Crying and the brain

Studying the neuroscience of crying is inherently challenging, largely because it requires subjects to be in an fMRI scanner, motionless, while experiencing genuine sadness. Nevertheless, researchers have identified several brain regions activated during crying episodes. These include the anterior cingulate cortex, associated with monitoring pain and conflict, the insula, which is involved in interoception or the perception of bodily states, the periaqueductal gray in the brainstem, crucial for emotional regulation, and the prefrontal cortex, which may contribute to the initiation or suppression of crying. The act of producing tears specifically, independent of the emotional state, involves a neural circuit connecting the hypothalamus and the brainstem nuclei that control the lacrimal glands. Although adults can often suppress tears through effort, the emotional trigger remains involuntary, leading to the familiar sensation of tears emerging unbidden.

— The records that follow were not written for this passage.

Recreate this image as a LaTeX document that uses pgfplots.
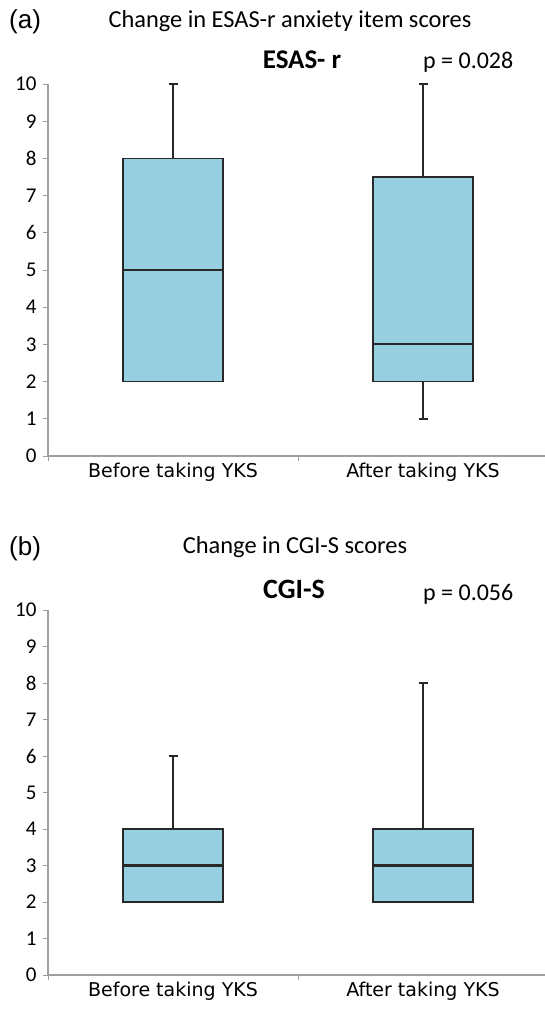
\documentclass[border=0pt]{standalone}
\usepackage{pgfplots}
\pgfplotsset{compat=1.18}
\usepgfplotslibrary{statistics}
\usepackage{fontspec}
\setmainfont{Carlito}
\newfontfamily\verd{DejaVu Sans}
\newfontfamily\arial{Liberation Sans}
\definecolor{boxblue}{RGB}{150,207,223}
\definecolor{axgray}{RGB}{160,160,160}
\definecolor{edge}{RGB}{40,40,40}
\pgfplotsset{myax/.style={
  scale only axis, width=497pt,
  xmin=0.5, xmax=2.488, ymin=0, ymax=10,
  axis x line=bottom, axis y line=left,
  axis line style={axgray, line width=1.2pt, -},
  ytick={0,1,...,10},
  xtick={0.5,1.5}, xticklabels={},
  extra x ticks={1,2},
  extra x tick labels={Before taking YKS, After taking YKS},
  extra x tick style={major tick length=0pt, xticklabel style={font=\verd\fontsize{19}{19}\selectfont, yshift=-4pt}},
  tick style={axgray, line width=1pt},
  tick align=outside, major tick length=5pt,
  yticklabel style={font=\fontsize{21}{21}\selectfont, xshift=-3pt},
  /pgf/number format/assume math mode=true,
  boxplot/draw direction=y,
  clip=false,
}}
\pgfplotsset{mybox/.style={draw=edge, fill=boxblue, line width=1.5pt, solid, mark=none},
  med/.style={draw=edge, line width=2.1pt, mark=none, solid}}
\begin{document}
\begin{tikzpicture}
\path[use as bounding box] (0pt,0pt) rectangle (545pt,-1010pt);
% Panel (a)
\node[anchor=base west, inner sep=0pt] at (9pt,-28pt) {\arial\fontsize{26}{26}\selectfont (a)};
\node[anchor=base, inner sep=0pt] at (290pt,-27pt) {\fontsize{24.4}{24}\selectfont Change in ESAS-r anxiety item scores};
\node[anchor=base, inner sep=0pt] at (302pt,-68pt) {\fontsize{27}{27}\selectfont\bfseries ESAS- r};
\node[anchor=base west, inner sep=0pt] at (423pt,-68pt) {\fontsize{24}{24}\selectfont p = 0.028};
\begin{axis}[myax, height=372pt, at={(48pt,-456pt)}, anchor=south west]
\addplot+[mybox, boxplot prepared={lower whisker=2, lower quartile=2, median=5, upper quartile=8, upper whisker=10, draw position=1, box extend=0.4, whisker extend=0.036}] coordinates {};
\addplot+[mybox, boxplot prepared={lower whisker=1, lower quartile=2, median=3, upper quartile=7.5, upper whisker=10, draw position=2, box extend=0.4, whisker extend=0.036}] coordinates {};
\addplot[med] coordinates {(1.8,3) (2.2,3)};
\end{axis}
% Panel (b)
\node[anchor=base west, inner sep=0pt] at (9pt,-555pt) {\arial\fontsize{26}{26}\selectfont (b)};
\node[anchor=base, inner sep=0pt] at (295pt,-553pt) {\fontsize{24.4}{24}\selectfont Change in CGI-S scores};
\node[anchor=base, inner sep=0pt] at (294pt,-598pt) {\fontsize{28}{28}\selectfont\bfseries CGI-S};
\node[anchor=base west, inner sep=0pt] at (423pt,-600pt) {\fontsize{24}{24}\selectfont p = 0.056};
\begin{axis}[myax, height=365pt, at={(48pt,-975pt)}, anchor=south west]
\addplot+[mybox, boxplot prepared={lower whisker=2, lower quartile=2, median=3, upper quartile=4, upper whisker=6, draw position=1, box extend=0.4, whisker extend=0.036}] coordinates {};
\addplot+[mybox, boxplot prepared={lower whisker=2, lower quartile=2, median=3, upper quartile=4, upper whisker=8, draw position=2, box extend=0.4, whisker extend=0.036}] coordinates {};
\addplot[med] coordinates {(0.8,3) (1.2,3)};
\addplot[med] coordinates {(1.8,3) (2.2,3)};
\end{axis}
\end{tikzpicture}
\end{document}
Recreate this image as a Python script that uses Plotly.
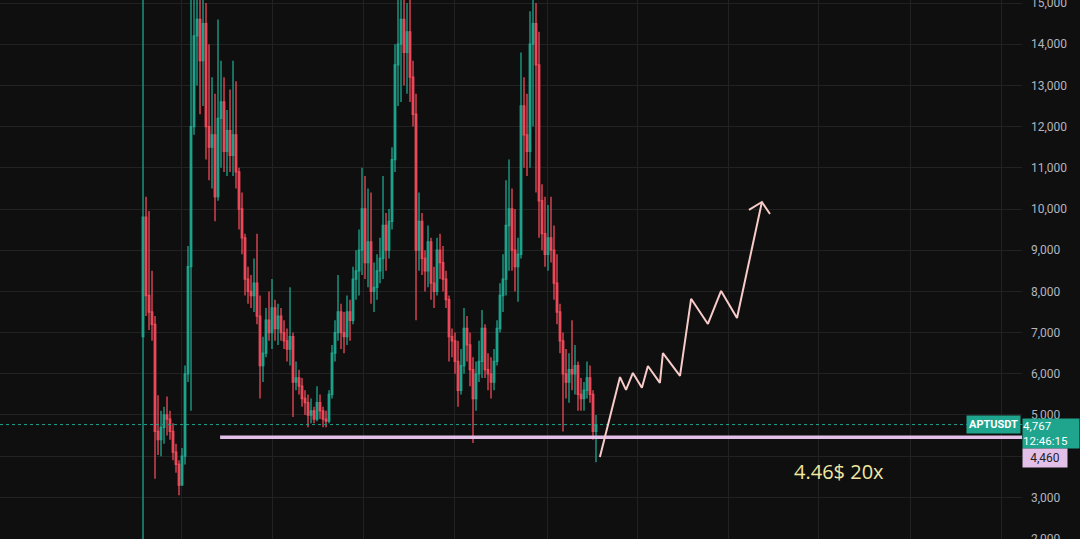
import plotly.graph_objects as go

# ---- data (APTUSDT, price scale as displayed) ----
bar_index = list(range(152))

opens = [6900,9800,7900,7500,7200,4600,4400,4700,5000,4900,
 4600,4100,3800,3300,4000,6000,8600,12000,14200,14600,
 13600,14500,12000,11500,11800,10300,12200,12600,11400,11900,
 11300,11800,10900,10000,9300,8300,8000,7900,8200,7400,
 6200,6500,7300,7000,7600,7100,7400,7000,6800,6600,
 6900,5800,5900,5700,5400,5300,5000,5100,4900,5300,
 5100,4900,4850,5500,6500,7000,7500,7000,6900,7500,
 7300,8300,8500,9000,10000,8700,9200,8000,8100,8500,
 8800,9600,9000,9700,11200,13500,14000,14600,13800,14300,
 13200,12300,9000,9700,8800,8500,9200,8200,8000,9000,
 8700,8300,7800,6900,6800,6300,5600,6200,7100,6700,
 6100,5400,6000,6300,7100,6100,6000,5800,6300,7100,
 7900,8300,9600,10000,9000,8600,8900,12500,11800,11400,
 14000,14500,13500,10200,9400,8900,9300,9000,8200,7500,
 6800,6000,5800,6100,6000,6200,5500,5400,5600,5900,
 5500,4600]

highs = [16500,10300,9950,8500,7400,5480,5100,5200,5450,5100,
 4800,4300,3900,4200,6200,9100,15500,15300,15500,15500,
 15300,15000,14000,13200,12800,14600,13600,13200,12400,12900,
 13600,13100,11000,10400,9400,8600,8400,8800,9400,7900,
 6900,7600,8000,8300,7800,7700,7600,7300,7100,8100,
 7000,6300,6100,5900,5600,5500,5400,5200,5700,5500,
 5200,5100,5600,6700,7300,8400,7700,7500,7900,7800,
 8600,9000,9500,11000,10800,10500,10400,8700,8900,9300,
 10800,9900,10000,11500,14000,15100,15300,15400,15000,15200,
 13600,12800,10400,9900,9000,9600,9300,8600,9300,9400,
 9100,8500,7900,7100,7000,6800,6600,7600,7400,7000,
 6400,6300,6800,7550,7200,6500,6400,6600,7300,8200,
 8900,10700,11200,10500,10000,9300,13800,13200,12800,14800,
 15100,15000,14300,10600,10300,10100,10300,9600,8900,7700,
 7000,6600,6500,7300,6700,6300,5900,5800,6300,6200,
 5600,5000]

lows = [1500,7400,7060,6800,3450,4030,4000,4300,4500,4400,
 3900,3600,3050,3300,3800,5800,5100,11800,13000,12300,
 12500,11200,10700,10500,9700,10200,11000,10900,10800,10900,
 10800,10500,9500,8900,7900,7700,7600,7500,7200,5400,
 5800,6400,6800,6600,6800,6700,6800,6600,6300,6200,
 4950,5600,5500,5200,5000,4700,4800,4800,4850,4900,
 4700,4700,4800,5400,6300,6800,6600,6500,6700,6800,
 7200,7800,7900,8400,8300,8100,7700,7500,7800,8200,
 8300,8500,8800,9500,10900,12500,12600,13000,12800,12600,
 12000,7300,8500,8400,8000,8100,7800,7600,7900,8300,
 8000,7600,6300,6400,6000,5200,5500,6000,6300,5700,
 4320,5100,5800,5900,5900,5600,5400,5600,6200,7000,
 7500,7900,8500,8500,8000,7750,8800,11000,10800,11000,
 12000,10400,9300,9000,8600,8500,8700,7800,7200,6500,
 4600,5400,5300,5600,5500,5100,5100,5100,5400,5300,
 4400,3850]

closes = [9800,7900,7500,7200,4600,4400,4700,5000,4900,4600,
 4100,3800,3300,4000,6000,8600,12000,14200,14600,13600,
 14500,12000,11500,11800,10300,12200,12600,11400,11900,11300,
 11800,10900,10000,9300,8300,8000,7900,8200,7400,6200,
 6500,7300,7000,7600,7100,7400,7000,6800,6600,6900,
 5800,5900,5700,5400,5300,5000,5100,4900,5300,5100,
 4900,4850,5500,6500,7000,7500,7000,6900,7500,7300,
 8300,8500,9000,10000,8700,9200,8000,8100,8500,8800,
 9600,9000,9700,11200,13500,14000,14600,13800,14300,13200,
 12300,9000,9700,8800,8500,9200,8200,8000,9000,8700,
 8300,7800,6900,6800,6300,5600,6200,7100,6700,6100,
 5400,6000,6300,7100,6100,6000,5800,6300,7100,7900,
 8300,9600,10000,9000,8600,8900,12500,11800,11400,14000,
 14500,13500,10200,9400,8900,9300,9000,8200,7500,6800,
 6000,5800,6100,6000,6200,5500,5400,5600,5900,5500,
 4600,4767]

last_price = 4767
last_time = "12:46:15"
symbol = "APTUSDT"
support_price = 4460
support_start = 25.7
note_text = "4.46$ 20x"
note_x, note_price = 232, 3640

# projected zigzag path drawn on the chart
path_idx = [152.3, 159, 161, 163.3, 166.3, 168.3, 172.3, 173.3, 179, 182.7, 188.3, 192.7, 198, 206.3]
path_price = [3980, 5920, 5610, 6020, 5660, 6190, 5780, 6500, 5950, 7820, 7210, 8010, 7355, 10170]
head_idx = [202, 206.3, 209]
head_price = [9980, 10170, 9880]

price_ticks = list(range(2000, 16000, 1000))
grid_idx = [12.67, 43, 73.33, 103.67, 134.67, 164.67, 195, 225.33, 255.67, 286]

X_RANGE = [-47.67, 293]
Y_RANGE = [1990, 15073]

UP = "#1fa58e"
DOWN = "#ef4a5a"
BG = "#0f0f0f"
GRID = "#222222"

fig = go.Figure()

fig.add_trace(go.Scatter(
    x=X_RANGE, y=[last_price, last_price], mode="lines",
    line=dict(color=UP, width=1, dash="dot"), hoverinfo="skip", showlegend=False))

fig.add_trace(go.Candlestick(
    x=bar_index, open=opens, high=highs, low=lows, close=closes,
    increasing=dict(line=dict(color=UP, width=1.3), fillcolor=UP),
    decreasing=dict(line=dict(color=DOWN, width=1.3), fillcolor=DOWN),
    whiskerwidth=0, showlegend=False, hoverinfo="skip"))

fig.add_trace(go.Scatter(
    x=[support_start, X_RANGE[1]], y=[support_price, support_price], mode="lines",
    line=dict(color="#e2c0e8", width=3.5), hoverinfo="skip", showlegend=False))

fig.add_trace(go.Scatter(
    x=path_idx, y=path_price, mode="lines",
    line=dict(color="#f6cbc8", width=2), hoverinfo="skip", showlegend=False))
fig.add_trace(go.Scatter(
    x=head_idx, y=head_price, mode="lines",
    line=dict(color="#f6cbc8", width=2), hoverinfo="skip", showlegend=False))

fig.add_annotation(x=note_x, y=note_price, text=note_text, showarrow=False,
                   font=dict(family="Open Sans", size=20, color="#f1e7a2"))

# price-scale labels
fig.add_annotation(xref="paper", x=1, y=last_price, xanchor="right", yanchor="middle",
                   xshift=-1, text=f"<b>{symbol}</b>", showarrow=False, bgcolor=UP,
                   borderpad=2, font=dict(family="Roboto", size=11, color="#ffffff"))
fig.add_annotation(xref="paper", x=1, y=last_price, xanchor="left", yanchor="top",
                   yshift=7, text=f"{last_price:,}<br>{last_time}", showarrow=False,
                   bgcolor=UP, borderpad=0, align="left", width=56,
                   font=dict(family="Roboto", size=11.5, color="#ffffff"))
fig.add_annotation(xref="paper", x=1, y=support_price, xanchor="left", yanchor="top",
                   yshift=-11, text=f"{support_price:,}", showarrow=False,
                   bgcolor="#e2c0e8", borderpad=2, width=40,
                   font=dict(family="Roboto", size=12, color="#222222"))

fig.update_layout(
    width=1080, height=539,
    margin=dict(l=0, r=58, t=0, b=0, autoexpand=False),
    paper_bgcolor=BG, plot_bgcolor=BG,
    showlegend=False, hovermode=False,
    xaxis=dict(range=X_RANGE, tickmode="array", tickvals=grid_idx, showticklabels=False,
               showgrid=True, gridcolor=GRID, zeroline=False, showline=False,
               rangeslider=dict(visible=False), fixedrange=True),
    yaxis=dict(range=Y_RANGE, side="right", tickmode="array", tickvals=price_ticks,
               tickformat=",", showgrid=True, gridcolor=GRID, zeroline=False,
               showline=False, ticks="", ticklabelstandoff=8, ticklabeloverflow="allow",
               tickfont=dict(family="Roboto", size=12, color="#b2b5be"), fixedrange=True),
)

fig.write_html("out.html", config={"displayModeBar": False},
               post_script="document.body.style.margin='0';document.body.style.background='#0f0f0f';document.body.style.overflow='hidden';")
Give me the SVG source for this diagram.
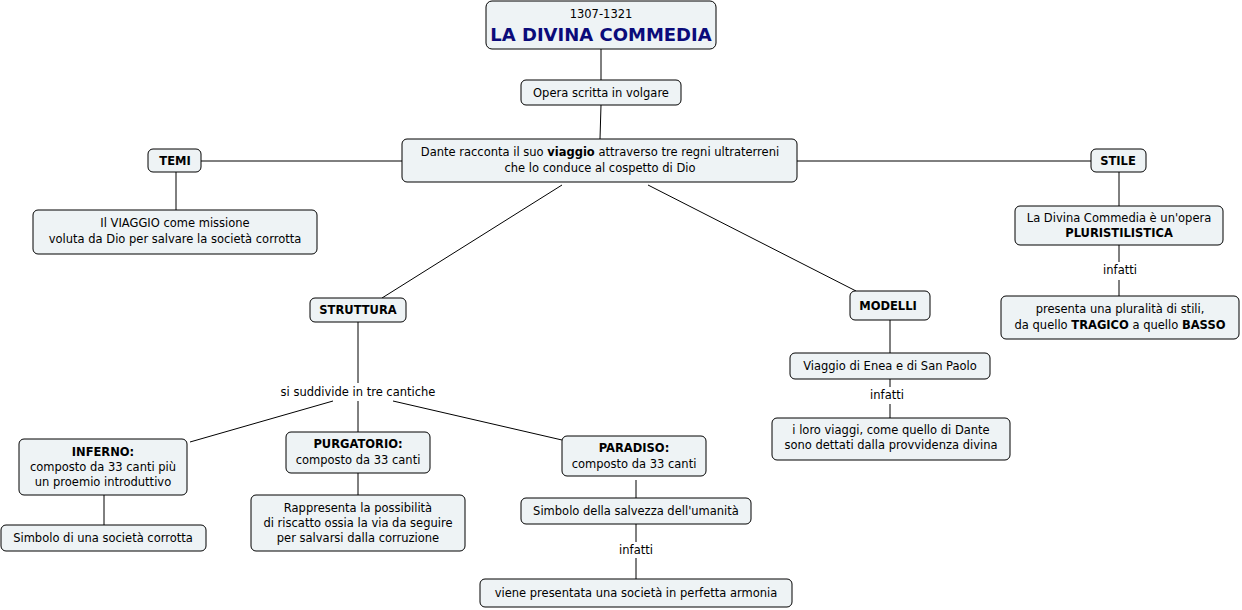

What the social signal does

An intriguing study conducted in 2011 by Shani Gelstein and colleagues at the Weizmann Institute explored the subliminal effects of emotional tears. They found that when male subjects sniffed tears collected from women, their testosterone levels and physiological arousal in response to female faces decreased. Importantly, the men were unaware of any scent, suggesting that the chemical properties of tears exert an unconscious influence. Although subsequent attempts to replicate these findings have met with mixed results and the size of the effect is debated, the recognition of a chemosignal in tears is now broadly accepted in the emotion-research community. This discovery adds complexity to the understanding of emotional tears, suggesting they operate through both visual (social-signalling) and chemical (pheromonal) channels. The chemical pathway is an unexpected aspect that the traditional hypotheses on crying did not anticipate.

In contemplating what the phenomenon of crying truly represents, one must consider its unique position at the junction of involuntary biological function and culturally shaped behaviour. Unlike speech, crying is not governed by cognitive control, yet it is influenced by cultural norms in a way that physiological responses like heart rate are not. It carries with it a wealth of chemical, social, and physiological information, potentially serving multiple roles simultaneously. What remains evident is that crying is intimately tied to experiences of significance. The average person will cry about a thousand times over their lifetime, during moments marked by grief, rage, joy, hopelessness, awe, and unexpected acts of kindness. These moments, filled with meaning, reflect the essence of what matters to us. Whatever its purpose, crying is the body's response when faced with emotions too potent to contain.

References

  1. Frey, W. H. (1985). Crying: The Mystery of Tears. Winston Press.
  2. Vingerhoets, A. J. J. M. (2013). Why Only Humans Weep: Unravelling the Mysteries of Tears. Oxford University Press.
  3. Gelstein, S., et al. (2011). Human Tears Contain a Chemosignal. Science, 331(6014), 226–230.
  4. Rottenberg, J., Bylsma, L. M., & Vingerhoets, A. J. J. M. (2008). Is crying beneficial? Current Directions in Psychological Science, 17(6), 400–404.